Start of Records to process
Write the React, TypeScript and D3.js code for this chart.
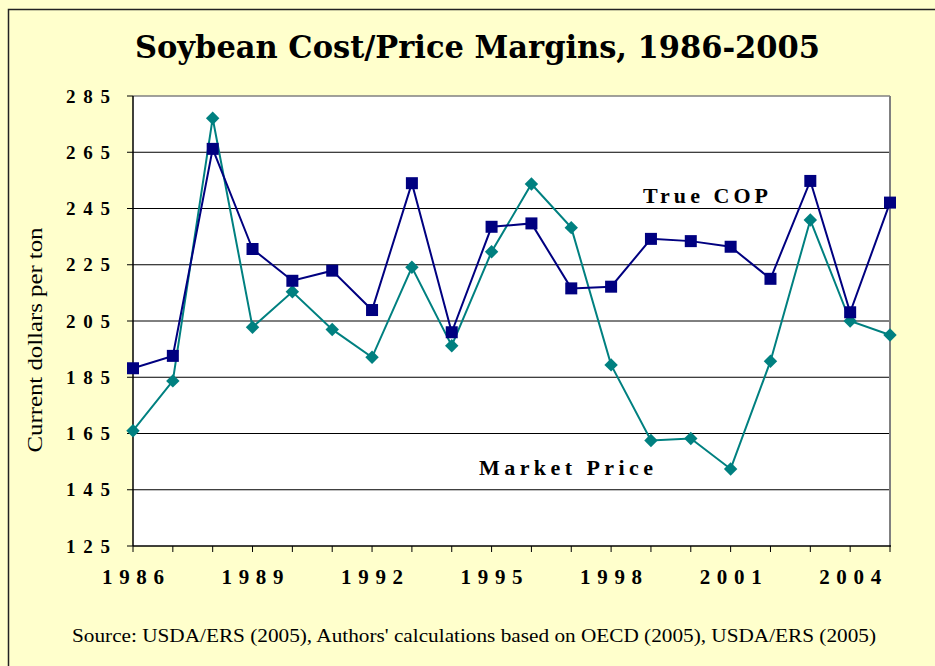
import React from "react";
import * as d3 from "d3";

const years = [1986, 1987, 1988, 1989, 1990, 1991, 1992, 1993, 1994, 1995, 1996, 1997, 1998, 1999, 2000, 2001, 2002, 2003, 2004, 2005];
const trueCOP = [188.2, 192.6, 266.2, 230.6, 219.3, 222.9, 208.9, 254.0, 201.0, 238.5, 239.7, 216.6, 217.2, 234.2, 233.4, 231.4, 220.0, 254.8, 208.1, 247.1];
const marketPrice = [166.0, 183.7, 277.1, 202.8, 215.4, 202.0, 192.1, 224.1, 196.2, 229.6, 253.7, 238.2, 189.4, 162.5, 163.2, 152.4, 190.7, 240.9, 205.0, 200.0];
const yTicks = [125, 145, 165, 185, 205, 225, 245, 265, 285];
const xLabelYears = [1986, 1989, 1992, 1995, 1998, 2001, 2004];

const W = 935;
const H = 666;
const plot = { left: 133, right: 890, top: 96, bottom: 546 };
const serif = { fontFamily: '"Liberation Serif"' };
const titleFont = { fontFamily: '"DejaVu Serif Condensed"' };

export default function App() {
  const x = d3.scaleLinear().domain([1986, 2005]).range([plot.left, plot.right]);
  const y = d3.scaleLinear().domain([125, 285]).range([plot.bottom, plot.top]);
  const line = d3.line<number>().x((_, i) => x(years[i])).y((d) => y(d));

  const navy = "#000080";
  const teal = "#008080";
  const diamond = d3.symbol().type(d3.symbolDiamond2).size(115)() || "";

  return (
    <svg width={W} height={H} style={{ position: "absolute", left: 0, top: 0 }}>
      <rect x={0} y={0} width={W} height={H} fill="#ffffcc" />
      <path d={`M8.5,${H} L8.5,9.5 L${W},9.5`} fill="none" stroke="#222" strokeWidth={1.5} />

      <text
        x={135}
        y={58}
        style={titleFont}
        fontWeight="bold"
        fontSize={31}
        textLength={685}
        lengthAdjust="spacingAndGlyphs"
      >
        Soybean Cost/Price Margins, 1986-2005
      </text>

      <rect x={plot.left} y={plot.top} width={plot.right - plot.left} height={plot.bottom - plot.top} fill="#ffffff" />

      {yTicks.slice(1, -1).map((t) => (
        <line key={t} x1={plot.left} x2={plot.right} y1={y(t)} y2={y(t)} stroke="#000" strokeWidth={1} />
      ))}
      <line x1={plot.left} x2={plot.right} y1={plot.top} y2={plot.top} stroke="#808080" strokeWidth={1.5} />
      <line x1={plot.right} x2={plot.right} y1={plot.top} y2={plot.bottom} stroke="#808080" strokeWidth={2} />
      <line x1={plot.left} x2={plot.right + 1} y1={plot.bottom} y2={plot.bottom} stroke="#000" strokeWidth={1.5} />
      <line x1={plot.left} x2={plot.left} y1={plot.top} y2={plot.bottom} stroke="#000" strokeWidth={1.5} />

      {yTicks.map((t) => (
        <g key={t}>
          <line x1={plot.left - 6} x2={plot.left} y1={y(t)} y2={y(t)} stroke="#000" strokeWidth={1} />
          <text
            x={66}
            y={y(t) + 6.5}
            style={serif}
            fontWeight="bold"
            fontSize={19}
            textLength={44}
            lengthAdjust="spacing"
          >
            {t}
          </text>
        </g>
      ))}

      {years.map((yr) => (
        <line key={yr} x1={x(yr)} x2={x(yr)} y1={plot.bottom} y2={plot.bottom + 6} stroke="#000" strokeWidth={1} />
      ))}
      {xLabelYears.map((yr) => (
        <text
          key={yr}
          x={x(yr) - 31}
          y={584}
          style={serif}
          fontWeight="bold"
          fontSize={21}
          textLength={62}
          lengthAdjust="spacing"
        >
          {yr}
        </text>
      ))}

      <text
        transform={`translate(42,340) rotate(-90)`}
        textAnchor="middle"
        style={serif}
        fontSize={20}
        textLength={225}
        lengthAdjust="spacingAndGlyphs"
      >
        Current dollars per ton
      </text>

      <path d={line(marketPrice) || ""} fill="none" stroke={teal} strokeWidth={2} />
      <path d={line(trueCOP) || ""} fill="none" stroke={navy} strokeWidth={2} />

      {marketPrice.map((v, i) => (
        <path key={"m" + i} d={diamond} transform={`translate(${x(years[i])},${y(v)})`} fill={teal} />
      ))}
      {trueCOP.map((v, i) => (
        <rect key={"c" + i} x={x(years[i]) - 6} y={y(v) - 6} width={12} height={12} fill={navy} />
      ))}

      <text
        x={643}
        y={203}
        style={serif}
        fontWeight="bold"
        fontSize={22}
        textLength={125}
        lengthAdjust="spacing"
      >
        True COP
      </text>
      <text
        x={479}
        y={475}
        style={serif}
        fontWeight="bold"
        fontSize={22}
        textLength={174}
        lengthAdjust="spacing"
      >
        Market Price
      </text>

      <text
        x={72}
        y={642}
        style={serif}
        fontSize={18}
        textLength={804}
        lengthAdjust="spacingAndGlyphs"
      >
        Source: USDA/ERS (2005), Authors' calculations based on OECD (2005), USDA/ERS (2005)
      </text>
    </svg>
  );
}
End of Records to process
Start of Records to process
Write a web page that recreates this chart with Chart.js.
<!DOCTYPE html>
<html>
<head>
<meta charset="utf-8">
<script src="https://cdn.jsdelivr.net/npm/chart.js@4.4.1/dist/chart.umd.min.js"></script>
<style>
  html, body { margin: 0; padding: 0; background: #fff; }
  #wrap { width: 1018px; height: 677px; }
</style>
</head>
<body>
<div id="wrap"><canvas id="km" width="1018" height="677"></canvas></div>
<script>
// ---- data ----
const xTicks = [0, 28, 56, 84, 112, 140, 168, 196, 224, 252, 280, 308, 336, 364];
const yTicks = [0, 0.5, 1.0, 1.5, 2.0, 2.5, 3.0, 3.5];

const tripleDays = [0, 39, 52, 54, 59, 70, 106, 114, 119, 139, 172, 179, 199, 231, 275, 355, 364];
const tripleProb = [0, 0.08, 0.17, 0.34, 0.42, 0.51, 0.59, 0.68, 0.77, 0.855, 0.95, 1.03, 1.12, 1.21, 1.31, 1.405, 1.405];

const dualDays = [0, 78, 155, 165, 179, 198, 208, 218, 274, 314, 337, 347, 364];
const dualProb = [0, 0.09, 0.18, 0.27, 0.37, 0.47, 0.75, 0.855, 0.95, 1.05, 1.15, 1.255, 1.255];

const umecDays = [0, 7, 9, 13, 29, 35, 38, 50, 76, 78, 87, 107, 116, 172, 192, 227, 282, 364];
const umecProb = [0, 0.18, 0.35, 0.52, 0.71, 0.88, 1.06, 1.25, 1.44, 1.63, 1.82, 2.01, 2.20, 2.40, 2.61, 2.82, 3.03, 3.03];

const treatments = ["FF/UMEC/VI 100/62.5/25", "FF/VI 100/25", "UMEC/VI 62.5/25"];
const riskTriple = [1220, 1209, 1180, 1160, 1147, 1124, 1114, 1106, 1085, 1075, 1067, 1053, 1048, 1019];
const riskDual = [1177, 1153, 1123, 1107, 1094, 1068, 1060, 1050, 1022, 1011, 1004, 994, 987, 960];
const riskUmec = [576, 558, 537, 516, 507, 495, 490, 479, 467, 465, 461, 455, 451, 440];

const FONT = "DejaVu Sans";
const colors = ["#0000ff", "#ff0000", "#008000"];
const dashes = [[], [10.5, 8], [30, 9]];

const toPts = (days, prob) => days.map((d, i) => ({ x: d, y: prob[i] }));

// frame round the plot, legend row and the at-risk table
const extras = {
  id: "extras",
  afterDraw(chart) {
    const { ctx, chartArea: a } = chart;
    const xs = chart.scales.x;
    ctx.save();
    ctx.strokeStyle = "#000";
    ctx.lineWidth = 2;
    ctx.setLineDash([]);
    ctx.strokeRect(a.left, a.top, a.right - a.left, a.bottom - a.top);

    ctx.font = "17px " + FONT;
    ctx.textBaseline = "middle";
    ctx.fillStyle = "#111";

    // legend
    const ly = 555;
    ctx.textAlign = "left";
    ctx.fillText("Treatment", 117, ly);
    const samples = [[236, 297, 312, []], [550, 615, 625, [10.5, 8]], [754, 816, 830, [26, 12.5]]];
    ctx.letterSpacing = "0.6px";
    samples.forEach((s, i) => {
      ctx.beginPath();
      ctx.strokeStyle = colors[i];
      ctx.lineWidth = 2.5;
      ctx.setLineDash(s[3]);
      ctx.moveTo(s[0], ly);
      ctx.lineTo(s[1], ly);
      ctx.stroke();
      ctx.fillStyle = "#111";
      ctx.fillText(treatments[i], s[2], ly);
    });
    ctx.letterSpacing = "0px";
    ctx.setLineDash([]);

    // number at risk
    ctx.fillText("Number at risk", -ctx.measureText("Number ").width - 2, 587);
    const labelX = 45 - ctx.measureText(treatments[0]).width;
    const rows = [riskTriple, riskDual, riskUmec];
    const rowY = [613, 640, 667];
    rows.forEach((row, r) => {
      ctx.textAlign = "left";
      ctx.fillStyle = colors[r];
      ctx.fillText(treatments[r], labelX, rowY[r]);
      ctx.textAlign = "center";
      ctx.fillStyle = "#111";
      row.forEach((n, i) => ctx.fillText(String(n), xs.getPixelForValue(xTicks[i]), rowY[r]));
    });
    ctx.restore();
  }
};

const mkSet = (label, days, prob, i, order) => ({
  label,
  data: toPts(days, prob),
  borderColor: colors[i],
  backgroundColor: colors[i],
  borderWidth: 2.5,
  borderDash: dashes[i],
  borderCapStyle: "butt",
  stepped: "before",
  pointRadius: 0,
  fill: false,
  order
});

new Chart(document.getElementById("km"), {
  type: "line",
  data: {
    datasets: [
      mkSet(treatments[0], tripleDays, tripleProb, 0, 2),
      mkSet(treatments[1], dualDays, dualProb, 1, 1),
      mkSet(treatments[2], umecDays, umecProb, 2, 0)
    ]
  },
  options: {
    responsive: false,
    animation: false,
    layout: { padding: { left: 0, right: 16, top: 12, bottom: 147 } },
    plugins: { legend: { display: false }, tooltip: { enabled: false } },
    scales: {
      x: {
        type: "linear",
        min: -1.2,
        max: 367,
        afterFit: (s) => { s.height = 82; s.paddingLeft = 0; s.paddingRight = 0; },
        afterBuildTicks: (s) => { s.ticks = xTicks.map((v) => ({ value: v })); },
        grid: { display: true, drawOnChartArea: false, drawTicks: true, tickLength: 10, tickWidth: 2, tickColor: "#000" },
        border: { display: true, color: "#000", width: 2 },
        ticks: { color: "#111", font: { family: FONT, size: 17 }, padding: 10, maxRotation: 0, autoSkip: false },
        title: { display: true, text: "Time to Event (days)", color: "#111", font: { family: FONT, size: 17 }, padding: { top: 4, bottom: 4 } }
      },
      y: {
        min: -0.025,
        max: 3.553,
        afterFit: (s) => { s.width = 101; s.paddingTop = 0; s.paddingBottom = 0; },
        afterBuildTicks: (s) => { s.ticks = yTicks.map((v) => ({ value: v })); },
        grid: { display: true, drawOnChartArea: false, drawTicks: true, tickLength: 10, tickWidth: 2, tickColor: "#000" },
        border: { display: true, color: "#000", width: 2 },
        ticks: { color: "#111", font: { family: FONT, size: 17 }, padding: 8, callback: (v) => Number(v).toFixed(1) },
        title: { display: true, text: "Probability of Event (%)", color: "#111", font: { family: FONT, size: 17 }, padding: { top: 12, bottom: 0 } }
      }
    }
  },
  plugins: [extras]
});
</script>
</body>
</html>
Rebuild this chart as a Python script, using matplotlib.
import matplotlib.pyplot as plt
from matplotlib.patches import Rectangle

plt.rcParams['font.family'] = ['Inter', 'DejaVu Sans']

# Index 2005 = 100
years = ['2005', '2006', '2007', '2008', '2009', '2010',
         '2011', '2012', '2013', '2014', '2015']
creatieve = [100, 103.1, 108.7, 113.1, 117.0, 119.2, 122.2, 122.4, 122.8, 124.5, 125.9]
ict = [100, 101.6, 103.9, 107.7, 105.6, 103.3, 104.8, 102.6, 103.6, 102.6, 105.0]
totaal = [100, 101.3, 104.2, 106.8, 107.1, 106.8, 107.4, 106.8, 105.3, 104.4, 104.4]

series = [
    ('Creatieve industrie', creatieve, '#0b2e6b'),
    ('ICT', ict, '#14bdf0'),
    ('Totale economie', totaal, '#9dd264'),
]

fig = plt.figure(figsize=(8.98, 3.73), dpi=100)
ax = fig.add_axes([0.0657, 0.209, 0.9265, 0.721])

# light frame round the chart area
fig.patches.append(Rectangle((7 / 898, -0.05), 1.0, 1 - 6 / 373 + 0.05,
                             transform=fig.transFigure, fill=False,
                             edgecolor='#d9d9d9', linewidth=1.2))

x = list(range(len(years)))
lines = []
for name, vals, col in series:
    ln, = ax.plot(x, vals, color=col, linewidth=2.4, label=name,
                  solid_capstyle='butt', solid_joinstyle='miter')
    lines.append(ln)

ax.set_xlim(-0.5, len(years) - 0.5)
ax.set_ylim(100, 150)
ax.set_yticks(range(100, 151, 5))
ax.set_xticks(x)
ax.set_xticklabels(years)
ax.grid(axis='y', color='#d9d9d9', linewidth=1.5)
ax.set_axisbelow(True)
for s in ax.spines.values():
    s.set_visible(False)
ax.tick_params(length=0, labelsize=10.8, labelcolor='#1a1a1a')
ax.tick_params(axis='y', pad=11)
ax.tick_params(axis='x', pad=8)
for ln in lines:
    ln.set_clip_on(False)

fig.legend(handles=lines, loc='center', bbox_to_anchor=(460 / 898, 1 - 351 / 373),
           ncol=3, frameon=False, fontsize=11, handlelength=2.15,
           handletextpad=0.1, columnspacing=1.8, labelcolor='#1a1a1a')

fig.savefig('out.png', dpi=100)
End of Records to process
Start of Records to process
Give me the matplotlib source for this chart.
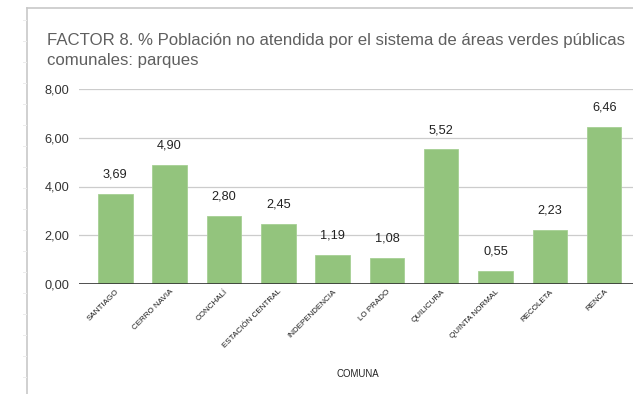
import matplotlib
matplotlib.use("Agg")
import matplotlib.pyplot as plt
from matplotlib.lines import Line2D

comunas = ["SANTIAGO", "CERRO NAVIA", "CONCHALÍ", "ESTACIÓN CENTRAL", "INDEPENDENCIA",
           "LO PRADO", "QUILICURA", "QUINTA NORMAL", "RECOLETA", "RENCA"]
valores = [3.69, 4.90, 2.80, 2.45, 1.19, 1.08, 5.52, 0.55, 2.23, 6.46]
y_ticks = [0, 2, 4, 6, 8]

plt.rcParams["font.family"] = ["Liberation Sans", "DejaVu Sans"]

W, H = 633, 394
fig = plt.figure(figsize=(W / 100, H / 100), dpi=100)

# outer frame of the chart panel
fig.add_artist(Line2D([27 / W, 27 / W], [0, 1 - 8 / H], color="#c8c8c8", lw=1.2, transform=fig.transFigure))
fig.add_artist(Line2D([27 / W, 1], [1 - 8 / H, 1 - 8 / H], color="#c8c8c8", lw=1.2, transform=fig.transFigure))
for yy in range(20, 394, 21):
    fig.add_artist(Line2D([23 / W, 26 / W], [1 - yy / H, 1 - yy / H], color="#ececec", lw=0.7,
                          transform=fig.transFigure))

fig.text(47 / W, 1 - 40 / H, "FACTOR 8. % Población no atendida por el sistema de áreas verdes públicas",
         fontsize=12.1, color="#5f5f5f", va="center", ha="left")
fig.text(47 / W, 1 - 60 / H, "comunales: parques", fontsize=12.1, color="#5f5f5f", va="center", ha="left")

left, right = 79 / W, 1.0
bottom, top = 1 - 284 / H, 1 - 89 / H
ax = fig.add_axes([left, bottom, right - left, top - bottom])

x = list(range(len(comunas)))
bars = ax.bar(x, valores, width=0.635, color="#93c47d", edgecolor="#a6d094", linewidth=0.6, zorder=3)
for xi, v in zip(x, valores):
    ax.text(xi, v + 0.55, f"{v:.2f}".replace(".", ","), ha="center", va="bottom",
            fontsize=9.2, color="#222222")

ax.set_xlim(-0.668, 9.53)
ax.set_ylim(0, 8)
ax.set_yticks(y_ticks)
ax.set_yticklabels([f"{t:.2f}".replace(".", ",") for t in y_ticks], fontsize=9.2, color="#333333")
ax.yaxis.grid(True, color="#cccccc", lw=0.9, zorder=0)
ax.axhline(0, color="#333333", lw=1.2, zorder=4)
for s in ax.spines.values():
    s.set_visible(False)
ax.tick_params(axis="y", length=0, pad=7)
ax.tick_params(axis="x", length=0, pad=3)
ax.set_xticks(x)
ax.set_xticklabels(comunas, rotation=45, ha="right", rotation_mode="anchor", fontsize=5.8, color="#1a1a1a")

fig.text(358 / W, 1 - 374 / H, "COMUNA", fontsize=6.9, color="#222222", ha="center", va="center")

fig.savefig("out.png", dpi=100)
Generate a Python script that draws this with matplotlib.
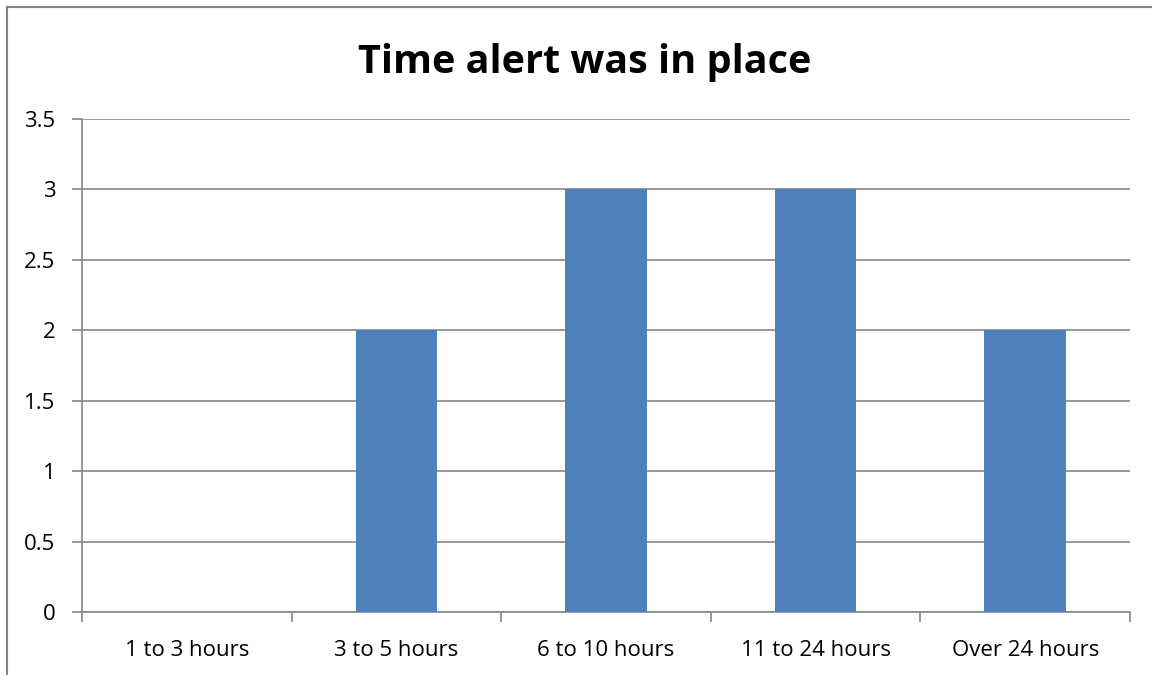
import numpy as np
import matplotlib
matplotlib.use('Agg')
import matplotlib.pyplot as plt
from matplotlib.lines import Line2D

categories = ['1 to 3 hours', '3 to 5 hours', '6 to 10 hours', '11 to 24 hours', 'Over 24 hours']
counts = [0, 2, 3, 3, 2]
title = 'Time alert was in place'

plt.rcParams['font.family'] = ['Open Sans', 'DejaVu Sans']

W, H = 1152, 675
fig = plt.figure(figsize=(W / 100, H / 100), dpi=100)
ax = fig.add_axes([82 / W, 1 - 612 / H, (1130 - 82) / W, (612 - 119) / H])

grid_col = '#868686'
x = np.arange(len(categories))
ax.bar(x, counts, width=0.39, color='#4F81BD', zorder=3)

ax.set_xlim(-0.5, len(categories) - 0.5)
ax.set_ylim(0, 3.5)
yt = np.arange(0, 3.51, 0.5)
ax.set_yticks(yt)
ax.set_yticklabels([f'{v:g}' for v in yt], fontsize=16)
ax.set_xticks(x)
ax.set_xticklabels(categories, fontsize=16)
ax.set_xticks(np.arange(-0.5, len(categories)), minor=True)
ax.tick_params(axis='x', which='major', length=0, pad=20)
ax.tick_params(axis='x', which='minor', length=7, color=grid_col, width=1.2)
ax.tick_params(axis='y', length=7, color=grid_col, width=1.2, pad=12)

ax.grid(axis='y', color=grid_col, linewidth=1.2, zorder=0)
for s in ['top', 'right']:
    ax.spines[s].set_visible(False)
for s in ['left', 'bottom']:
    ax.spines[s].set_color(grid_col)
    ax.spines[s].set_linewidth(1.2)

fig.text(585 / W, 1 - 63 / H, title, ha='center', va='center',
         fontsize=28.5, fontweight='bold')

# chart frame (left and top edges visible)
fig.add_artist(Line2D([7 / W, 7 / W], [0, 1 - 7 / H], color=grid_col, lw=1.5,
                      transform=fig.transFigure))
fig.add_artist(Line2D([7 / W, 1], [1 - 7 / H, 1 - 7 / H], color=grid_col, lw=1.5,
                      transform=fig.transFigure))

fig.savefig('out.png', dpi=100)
End of Records to process
* _What you are asked to do_:
Start at the line with "Write a web", stop at the line with "const toPts = (days, prob)", and return every line in that stretch exactly, those two included.

* _Result of the exercise_:
Write a web page that recreates this chart with Chart.js.
<!DOCTYPE html>
<html>
<head>
<meta charset="utf-8">
<script src="https://cdn.jsdelivr.net/npm/chart.js@4.4.1/dist/chart.umd.min.js"></script>
<style>
  html, body { margin: 0; padding: 0; background: #fff; }
  #wrap { width: 1018px; height: 677px; }
</style>
</head>
<body>
<div id="wrap"><canvas id="km" width="1018" height="677"></canvas></div>
<script>
// ---- data ----
const xTicks = [0, 28, 56, 84, 112, 140, 168, 196, 224, 252, 280, 308, 336, 364];
const yTicks = [0, 0.5, 1.0, 1.5, 2.0, 2.5, 3.0, 3.5];

const tripleDays = [0, 39, 52, 54, 59, 70, 106, 114, 119, 139, 172, 179, 199, 231, 275, 355, 364];
const tripleProb = [0, 0.08, 0.17, 0.34, 0.42, 0.51, 0.59, 0.68, 0.77, 0.855, 0.95, 1.03, 1.12, 1.21, 1.31, 1.405, 1.405];

const dualDays = [0, 78, 155, 165, 179, 198, 208, 218, 274, 314, 337, 347, 364];
const dualProb = [0, 0.09, 0.18, 0.27, 0.37, 0.47, 0.75, 0.855, 0.95, 1.05, 1.15, 1.255, 1.255];

const umecDays = [0, 7, 9, 13, 29, 35, 38, 50, 76, 78, 87, 107, 116, 172, 192, 227, 282, 364];
const umecProb = [0, 0.18, 0.35, 0.52, 0.71, 0.88, 1.06, 1.25, 1.44, 1.63, 1.82, 2.01, 2.20, 2.40, 2.61, 2.82, 3.03, 3.03];

const treatments = ["FF/UMEC/VI 100/62.5/25", "FF/VI 100/25", "UMEC/VI 62.5/25"];
const riskTriple = [1220, 1209, 1180, 1160, 1147, 1124, 1114, 1106, 1085, 1075, 1067, 1053, 1048, 1019];
const riskDual = [1177, 1153, 1123, 1107, 1094, 1068, 1060, 1050, 1022, 1011, 1004, 994, 987, 960];
const riskUmec = [576, 558, 537, 516, 507, 495, 490, 479, 467, 465, 461, 455, 451, 440];

const FONT = "DejaVu Sans";
const colors = ["#0000ff", "#ff0000", "#008000"];
const dashes = [[], [10.5, 8], [30, 9]];

const toPts = (days, prob) => days.map((d, i) => ({ x: d, y: prob[i] }));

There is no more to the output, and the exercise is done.